◆ Stated task: Within the entries below, please return exactly the lines from the one with "Output the Python" through the one with "capsize=12.6, capthick=1.2, zorder=4)", leaving out any pictures.

◆ Provided information:

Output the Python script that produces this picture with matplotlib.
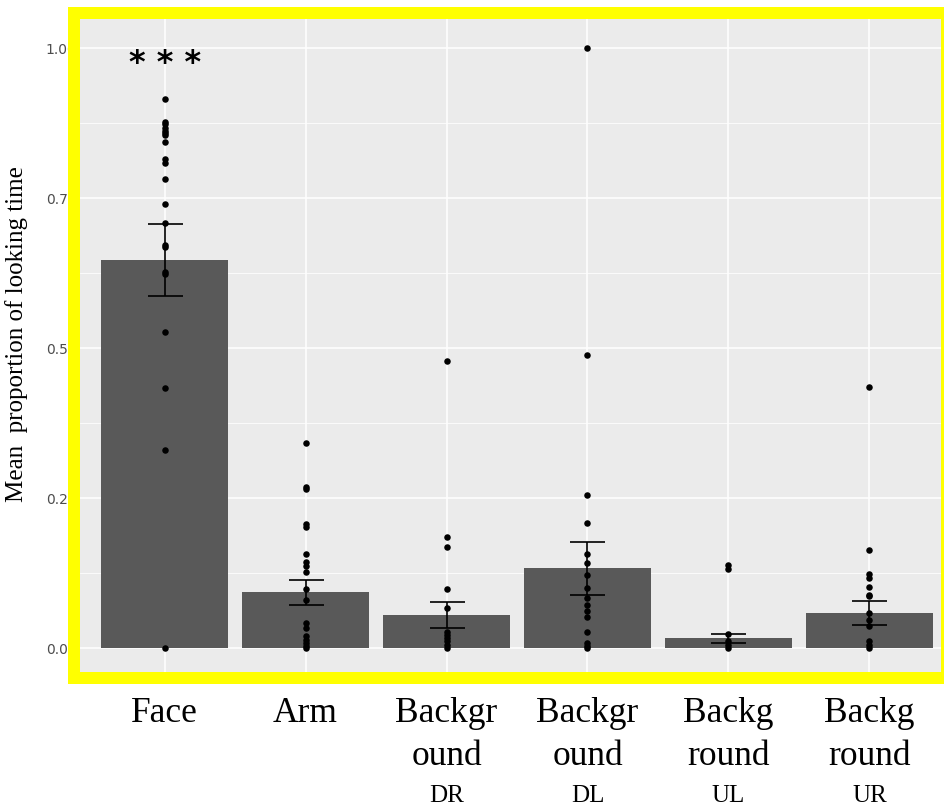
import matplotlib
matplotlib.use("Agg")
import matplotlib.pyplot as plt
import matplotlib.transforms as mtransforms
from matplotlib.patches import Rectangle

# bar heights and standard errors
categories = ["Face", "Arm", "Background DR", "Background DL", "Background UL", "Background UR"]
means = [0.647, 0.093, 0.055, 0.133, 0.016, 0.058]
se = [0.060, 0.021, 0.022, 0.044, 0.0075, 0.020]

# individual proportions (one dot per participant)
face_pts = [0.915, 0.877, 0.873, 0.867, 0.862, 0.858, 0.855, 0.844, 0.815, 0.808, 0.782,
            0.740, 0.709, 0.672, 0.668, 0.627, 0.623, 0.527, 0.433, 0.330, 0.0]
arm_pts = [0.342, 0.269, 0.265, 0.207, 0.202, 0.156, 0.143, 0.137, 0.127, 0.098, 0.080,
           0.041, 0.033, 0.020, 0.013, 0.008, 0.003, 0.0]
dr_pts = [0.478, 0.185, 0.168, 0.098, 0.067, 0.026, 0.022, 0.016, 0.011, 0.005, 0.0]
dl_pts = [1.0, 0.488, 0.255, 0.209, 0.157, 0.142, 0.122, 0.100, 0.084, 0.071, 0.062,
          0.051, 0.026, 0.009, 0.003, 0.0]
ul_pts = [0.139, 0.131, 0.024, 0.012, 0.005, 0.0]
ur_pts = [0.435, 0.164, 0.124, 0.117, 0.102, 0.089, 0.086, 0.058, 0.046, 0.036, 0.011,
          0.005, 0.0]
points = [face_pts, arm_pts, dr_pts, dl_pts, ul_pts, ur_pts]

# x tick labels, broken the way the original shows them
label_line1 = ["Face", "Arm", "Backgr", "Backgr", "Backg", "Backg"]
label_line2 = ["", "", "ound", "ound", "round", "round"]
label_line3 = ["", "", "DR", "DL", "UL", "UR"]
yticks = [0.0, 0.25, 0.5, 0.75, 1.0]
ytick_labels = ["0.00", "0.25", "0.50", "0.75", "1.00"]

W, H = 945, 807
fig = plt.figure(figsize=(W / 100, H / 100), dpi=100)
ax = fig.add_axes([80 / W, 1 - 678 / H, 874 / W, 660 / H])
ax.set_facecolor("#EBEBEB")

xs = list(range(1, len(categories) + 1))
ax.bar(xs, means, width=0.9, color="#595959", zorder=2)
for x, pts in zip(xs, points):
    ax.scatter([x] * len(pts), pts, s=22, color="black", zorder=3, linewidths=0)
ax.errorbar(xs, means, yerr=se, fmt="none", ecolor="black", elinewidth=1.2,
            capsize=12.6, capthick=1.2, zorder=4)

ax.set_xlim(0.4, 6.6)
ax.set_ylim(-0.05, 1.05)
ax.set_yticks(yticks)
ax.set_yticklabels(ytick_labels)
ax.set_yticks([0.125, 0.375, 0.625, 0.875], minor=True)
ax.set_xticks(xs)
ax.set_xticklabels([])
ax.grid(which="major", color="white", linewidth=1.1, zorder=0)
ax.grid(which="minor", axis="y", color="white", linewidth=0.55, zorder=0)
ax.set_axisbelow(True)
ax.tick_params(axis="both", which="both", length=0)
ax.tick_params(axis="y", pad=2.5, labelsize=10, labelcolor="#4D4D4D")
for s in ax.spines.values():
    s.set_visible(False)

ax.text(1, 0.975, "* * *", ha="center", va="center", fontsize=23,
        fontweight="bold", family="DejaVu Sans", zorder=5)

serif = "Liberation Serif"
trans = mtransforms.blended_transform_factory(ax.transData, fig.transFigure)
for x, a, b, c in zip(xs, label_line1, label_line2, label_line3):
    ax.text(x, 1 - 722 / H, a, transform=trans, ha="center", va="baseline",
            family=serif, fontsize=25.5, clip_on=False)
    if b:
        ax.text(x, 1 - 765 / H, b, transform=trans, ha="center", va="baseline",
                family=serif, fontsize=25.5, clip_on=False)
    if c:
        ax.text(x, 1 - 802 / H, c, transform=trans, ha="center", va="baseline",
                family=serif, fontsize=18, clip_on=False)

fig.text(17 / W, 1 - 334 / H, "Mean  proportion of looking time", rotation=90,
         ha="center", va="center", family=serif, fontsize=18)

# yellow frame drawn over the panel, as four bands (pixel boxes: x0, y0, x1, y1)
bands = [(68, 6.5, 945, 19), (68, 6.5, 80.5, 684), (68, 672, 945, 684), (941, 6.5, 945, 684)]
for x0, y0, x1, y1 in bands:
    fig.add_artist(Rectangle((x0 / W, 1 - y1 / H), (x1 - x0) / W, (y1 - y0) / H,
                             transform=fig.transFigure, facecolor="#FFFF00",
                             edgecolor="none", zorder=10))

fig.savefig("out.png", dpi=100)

---

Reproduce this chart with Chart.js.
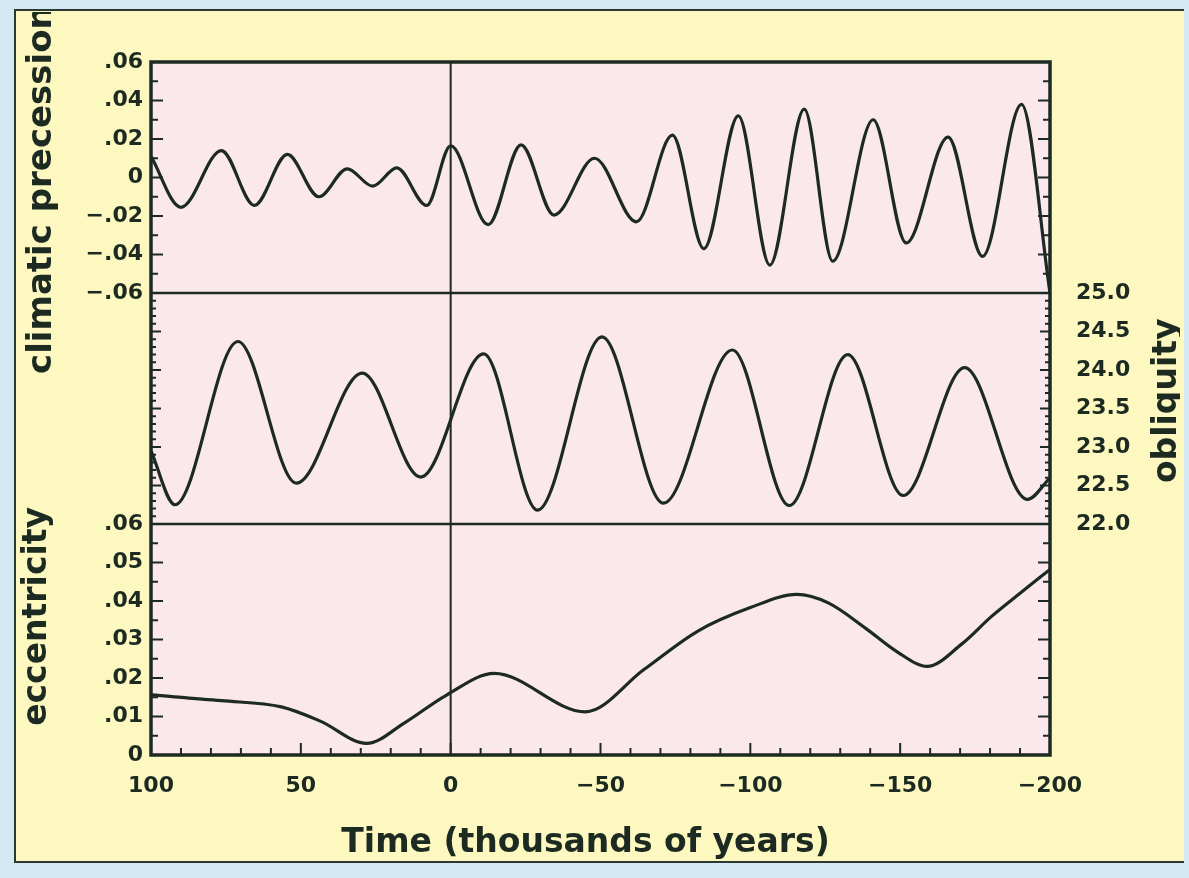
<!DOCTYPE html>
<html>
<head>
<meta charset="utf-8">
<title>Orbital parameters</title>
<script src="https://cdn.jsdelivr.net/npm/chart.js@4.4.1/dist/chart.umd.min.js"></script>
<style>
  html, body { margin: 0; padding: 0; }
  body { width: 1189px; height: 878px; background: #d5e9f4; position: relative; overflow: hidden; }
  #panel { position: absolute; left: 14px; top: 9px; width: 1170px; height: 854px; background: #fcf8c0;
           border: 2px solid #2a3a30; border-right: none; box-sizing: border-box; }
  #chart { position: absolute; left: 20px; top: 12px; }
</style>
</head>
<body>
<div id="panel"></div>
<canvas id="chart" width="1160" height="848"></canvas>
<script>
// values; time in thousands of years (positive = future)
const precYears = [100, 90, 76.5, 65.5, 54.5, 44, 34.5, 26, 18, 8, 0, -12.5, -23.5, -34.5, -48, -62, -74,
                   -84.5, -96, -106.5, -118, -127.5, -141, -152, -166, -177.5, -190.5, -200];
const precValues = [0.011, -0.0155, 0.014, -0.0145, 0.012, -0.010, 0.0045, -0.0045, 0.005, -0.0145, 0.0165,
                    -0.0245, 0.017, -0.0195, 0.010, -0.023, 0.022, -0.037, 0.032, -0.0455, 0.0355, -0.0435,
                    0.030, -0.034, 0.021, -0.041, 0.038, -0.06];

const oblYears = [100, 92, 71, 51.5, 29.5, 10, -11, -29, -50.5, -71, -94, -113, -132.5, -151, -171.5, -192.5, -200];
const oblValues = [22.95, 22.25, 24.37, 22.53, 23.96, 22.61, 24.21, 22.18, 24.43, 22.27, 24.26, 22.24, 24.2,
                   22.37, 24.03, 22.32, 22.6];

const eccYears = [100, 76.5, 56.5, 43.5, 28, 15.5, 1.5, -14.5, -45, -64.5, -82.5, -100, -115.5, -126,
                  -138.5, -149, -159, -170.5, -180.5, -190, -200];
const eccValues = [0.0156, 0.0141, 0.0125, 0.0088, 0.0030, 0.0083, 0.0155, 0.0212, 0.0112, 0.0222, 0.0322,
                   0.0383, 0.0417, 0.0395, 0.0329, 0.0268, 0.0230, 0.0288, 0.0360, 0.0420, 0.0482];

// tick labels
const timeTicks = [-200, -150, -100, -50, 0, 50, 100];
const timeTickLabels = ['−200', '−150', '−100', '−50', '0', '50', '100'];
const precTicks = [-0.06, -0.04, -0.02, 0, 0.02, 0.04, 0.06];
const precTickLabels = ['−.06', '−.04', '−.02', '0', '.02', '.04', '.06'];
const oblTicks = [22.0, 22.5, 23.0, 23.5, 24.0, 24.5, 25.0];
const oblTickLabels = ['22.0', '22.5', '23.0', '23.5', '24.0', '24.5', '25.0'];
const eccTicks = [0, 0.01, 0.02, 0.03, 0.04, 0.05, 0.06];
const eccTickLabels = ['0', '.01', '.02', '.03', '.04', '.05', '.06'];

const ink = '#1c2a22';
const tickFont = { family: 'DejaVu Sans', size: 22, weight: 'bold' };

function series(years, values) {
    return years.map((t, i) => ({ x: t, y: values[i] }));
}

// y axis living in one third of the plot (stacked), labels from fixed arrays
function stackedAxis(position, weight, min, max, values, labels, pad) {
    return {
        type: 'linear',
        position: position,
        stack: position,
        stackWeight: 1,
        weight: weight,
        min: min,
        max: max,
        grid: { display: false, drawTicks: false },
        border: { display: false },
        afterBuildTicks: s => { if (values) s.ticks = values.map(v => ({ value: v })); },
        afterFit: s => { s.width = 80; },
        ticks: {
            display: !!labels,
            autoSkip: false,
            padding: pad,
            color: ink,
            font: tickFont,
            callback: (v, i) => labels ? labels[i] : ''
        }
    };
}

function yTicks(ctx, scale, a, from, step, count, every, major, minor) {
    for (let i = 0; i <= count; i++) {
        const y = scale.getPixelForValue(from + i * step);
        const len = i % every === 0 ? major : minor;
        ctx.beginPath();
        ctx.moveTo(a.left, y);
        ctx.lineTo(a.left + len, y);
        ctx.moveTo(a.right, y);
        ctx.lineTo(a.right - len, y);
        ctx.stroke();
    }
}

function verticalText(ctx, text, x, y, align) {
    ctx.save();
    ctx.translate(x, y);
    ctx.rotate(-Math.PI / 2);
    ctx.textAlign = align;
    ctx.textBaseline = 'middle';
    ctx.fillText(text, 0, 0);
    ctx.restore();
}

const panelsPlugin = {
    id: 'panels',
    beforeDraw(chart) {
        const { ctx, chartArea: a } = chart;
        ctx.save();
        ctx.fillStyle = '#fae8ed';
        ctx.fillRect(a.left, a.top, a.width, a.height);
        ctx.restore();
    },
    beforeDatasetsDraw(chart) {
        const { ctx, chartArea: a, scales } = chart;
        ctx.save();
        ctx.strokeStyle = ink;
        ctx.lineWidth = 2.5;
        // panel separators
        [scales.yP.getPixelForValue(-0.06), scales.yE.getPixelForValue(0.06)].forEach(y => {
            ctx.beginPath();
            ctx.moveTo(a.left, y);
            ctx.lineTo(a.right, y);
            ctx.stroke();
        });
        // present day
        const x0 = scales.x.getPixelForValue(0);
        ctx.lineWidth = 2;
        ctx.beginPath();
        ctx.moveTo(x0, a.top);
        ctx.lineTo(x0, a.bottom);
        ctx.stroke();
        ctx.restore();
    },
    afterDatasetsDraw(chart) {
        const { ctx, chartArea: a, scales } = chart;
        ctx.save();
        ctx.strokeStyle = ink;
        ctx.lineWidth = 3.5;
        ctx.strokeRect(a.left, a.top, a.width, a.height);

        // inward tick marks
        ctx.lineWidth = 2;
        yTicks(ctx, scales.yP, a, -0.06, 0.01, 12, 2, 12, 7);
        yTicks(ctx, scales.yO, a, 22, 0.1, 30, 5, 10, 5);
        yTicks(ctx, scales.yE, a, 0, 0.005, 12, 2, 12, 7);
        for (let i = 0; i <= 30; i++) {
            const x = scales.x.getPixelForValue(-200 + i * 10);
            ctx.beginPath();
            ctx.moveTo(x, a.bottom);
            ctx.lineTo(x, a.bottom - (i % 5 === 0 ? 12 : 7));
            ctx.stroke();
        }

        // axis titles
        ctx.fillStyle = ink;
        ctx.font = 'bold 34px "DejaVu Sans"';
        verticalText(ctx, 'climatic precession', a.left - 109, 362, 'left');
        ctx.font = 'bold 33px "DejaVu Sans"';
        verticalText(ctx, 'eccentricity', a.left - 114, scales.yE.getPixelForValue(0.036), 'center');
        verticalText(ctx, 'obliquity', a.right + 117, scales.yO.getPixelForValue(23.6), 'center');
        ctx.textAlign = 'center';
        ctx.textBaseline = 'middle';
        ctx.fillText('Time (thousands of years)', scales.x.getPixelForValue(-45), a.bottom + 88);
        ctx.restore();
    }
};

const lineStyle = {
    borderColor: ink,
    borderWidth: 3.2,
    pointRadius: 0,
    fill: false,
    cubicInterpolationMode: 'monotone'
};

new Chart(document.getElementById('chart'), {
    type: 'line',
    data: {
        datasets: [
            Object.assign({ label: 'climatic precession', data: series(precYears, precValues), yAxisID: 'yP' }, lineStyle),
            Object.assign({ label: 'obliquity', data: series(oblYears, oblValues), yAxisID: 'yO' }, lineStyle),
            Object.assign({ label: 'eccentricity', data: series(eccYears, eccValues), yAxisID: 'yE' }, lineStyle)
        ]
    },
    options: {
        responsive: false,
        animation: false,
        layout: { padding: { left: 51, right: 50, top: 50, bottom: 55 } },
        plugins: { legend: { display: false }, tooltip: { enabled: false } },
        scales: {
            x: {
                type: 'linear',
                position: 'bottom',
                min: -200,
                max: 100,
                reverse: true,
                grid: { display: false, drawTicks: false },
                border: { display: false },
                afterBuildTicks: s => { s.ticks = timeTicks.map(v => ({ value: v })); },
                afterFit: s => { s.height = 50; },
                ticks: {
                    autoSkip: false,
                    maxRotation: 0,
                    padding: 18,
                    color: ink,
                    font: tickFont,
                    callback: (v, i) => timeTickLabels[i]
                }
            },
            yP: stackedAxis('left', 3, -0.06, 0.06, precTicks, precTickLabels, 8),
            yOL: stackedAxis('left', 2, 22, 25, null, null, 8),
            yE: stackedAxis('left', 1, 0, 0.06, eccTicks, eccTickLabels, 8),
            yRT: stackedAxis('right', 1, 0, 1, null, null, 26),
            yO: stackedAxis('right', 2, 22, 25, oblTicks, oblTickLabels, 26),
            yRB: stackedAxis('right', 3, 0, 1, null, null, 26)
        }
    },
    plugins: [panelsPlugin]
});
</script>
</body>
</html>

--

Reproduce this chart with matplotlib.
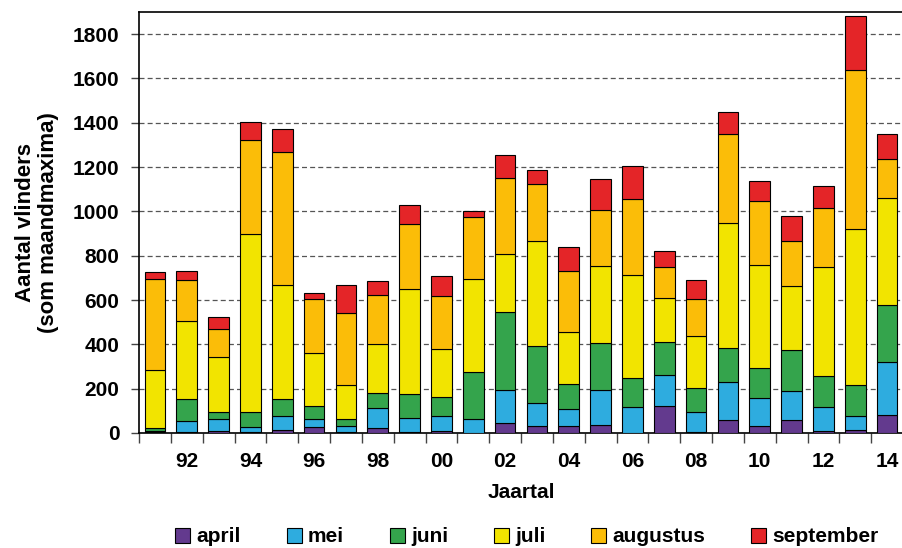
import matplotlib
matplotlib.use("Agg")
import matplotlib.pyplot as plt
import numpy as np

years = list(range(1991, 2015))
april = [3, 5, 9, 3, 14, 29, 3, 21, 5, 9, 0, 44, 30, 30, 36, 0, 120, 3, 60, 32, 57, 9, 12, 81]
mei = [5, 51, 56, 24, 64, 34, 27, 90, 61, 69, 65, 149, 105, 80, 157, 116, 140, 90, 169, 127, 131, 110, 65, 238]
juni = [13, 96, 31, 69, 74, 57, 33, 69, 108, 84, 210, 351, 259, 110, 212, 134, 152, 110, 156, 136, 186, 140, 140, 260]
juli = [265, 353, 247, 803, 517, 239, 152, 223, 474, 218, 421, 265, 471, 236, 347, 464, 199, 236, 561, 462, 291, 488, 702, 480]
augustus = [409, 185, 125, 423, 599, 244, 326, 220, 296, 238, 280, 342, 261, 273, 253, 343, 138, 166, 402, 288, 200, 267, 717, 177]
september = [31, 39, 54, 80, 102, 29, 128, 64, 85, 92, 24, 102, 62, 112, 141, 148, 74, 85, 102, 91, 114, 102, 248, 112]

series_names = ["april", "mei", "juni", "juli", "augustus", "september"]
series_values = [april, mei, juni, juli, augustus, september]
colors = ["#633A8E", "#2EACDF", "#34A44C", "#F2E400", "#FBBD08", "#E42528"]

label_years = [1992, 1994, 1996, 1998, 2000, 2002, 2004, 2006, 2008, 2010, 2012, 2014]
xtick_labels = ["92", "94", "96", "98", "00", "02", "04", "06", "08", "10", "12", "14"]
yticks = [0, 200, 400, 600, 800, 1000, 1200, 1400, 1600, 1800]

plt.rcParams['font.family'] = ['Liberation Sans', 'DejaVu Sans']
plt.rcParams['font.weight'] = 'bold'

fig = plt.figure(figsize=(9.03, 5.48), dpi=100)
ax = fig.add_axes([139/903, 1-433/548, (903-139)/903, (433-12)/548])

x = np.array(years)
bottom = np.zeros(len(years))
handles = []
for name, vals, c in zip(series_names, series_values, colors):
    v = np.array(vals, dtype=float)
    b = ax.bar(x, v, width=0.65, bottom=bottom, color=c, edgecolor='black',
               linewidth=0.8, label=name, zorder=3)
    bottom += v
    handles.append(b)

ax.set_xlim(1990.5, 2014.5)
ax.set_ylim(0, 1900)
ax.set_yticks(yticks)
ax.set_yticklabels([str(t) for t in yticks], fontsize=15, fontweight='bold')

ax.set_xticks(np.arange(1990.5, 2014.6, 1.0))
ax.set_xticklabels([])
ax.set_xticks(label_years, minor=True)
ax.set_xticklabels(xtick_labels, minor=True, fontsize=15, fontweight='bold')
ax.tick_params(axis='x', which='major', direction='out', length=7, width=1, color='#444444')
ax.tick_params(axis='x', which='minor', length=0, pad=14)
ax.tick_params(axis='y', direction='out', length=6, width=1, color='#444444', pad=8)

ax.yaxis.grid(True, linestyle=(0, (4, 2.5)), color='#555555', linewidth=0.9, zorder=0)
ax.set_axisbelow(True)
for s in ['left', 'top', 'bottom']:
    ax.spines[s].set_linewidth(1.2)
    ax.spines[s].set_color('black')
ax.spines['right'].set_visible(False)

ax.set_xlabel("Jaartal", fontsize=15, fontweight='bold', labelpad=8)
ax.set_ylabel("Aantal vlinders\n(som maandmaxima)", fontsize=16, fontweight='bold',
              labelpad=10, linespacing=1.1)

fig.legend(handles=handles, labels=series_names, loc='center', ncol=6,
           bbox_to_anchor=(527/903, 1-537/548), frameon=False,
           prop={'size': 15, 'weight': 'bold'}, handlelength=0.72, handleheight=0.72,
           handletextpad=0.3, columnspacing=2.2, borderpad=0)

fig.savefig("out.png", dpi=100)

◆ Task solution:
Output the Python script that produces this picture with matplotlib.
import matplotlib
matplotlib.use("Agg")
import matplotlib.pyplot as plt
import matplotlib.transforms as mtransforms
from matplotlib.patches import Rectangle

# bar heights and standard errors
categories = ["Face", "Arm", "Background DR", "Background DL", "Background UL", "Background UR"]
means = [0.647, 0.093, 0.055, 0.133, 0.016, 0.058]
se = [0.060, 0.021, 0.022, 0.044, 0.0075, 0.020]

# individual proportions (one dot per participant)
face_pts = [0.915, 0.877, 0.873, 0.867, 0.862, 0.858, 0.855, 0.844, 0.815, 0.808, 0.782,
            0.740, 0.709, 0.672, 0.668, 0.627, 0.623, 0.527, 0.433, 0.330, 0.0]
arm_pts = [0.342, 0.269, 0.265, 0.207, 0.202, 0.156, 0.143, 0.137, 0.127, 0.098, 0.080,
           0.041, 0.033, 0.020, 0.013, 0.008, 0.003, 0.0]
dr_pts = [0.478, 0.185, 0.168, 0.098, 0.067, 0.026, 0.022, 0.016, 0.011, 0.005, 0.0]
dl_pts = [1.0, 0.488, 0.255, 0.209, 0.157, 0.142, 0.122, 0.100, 0.084, 0.071, 0.062,
          0.051, 0.026, 0.009, 0.003, 0.0]
ul_pts = [0.139, 0.131, 0.024, 0.012, 0.005, 0.0]
ur_pts = [0.435, 0.164, 0.124, 0.117, 0.102, 0.089, 0.086, 0.058, 0.046, 0.036, 0.011,
          0.005, 0.0]
points = [face_pts, arm_pts, dr_pts, dl_pts, ul_pts, ur_pts]

# x tick labels, broken the way the original shows them
label_line1 = ["Face", "Arm", "Backgr", "Backgr", "Backg", "Backg"]
label_line2 = ["", "", "ound", "ound", "round", "round"]
label_line3 = ["", "", "DR", "DL", "UL", "UR"]
yticks = [0.0, 0.25, 0.5, 0.75, 1.0]
ytick_labels = ["0.00", "0.25", "0.50", "0.75", "1.00"]

W, H = 945, 807
fig = plt.figure(figsize=(W / 100, H / 100), dpi=100)
ax = fig.add_axes([80 / W, 1 - 678 / H, 874 / W, 660 / H])
ax.set_facecolor("#EBEBEB")

xs = list(range(1, len(categories) + 1))
ax.bar(xs, means, width=0.9, color="#595959", zorder=2)
for x, pts in zip(xs, points):
    ax.scatter([x] * len(pts), pts, s=22, color="black", zorder=3, linewidths=0)
ax.errorbar(xs, means, yerr=se, fmt="none", ecolor="black", elinewidth=1.2,
            capsize=12.6, capthick=1.2, zorder=4)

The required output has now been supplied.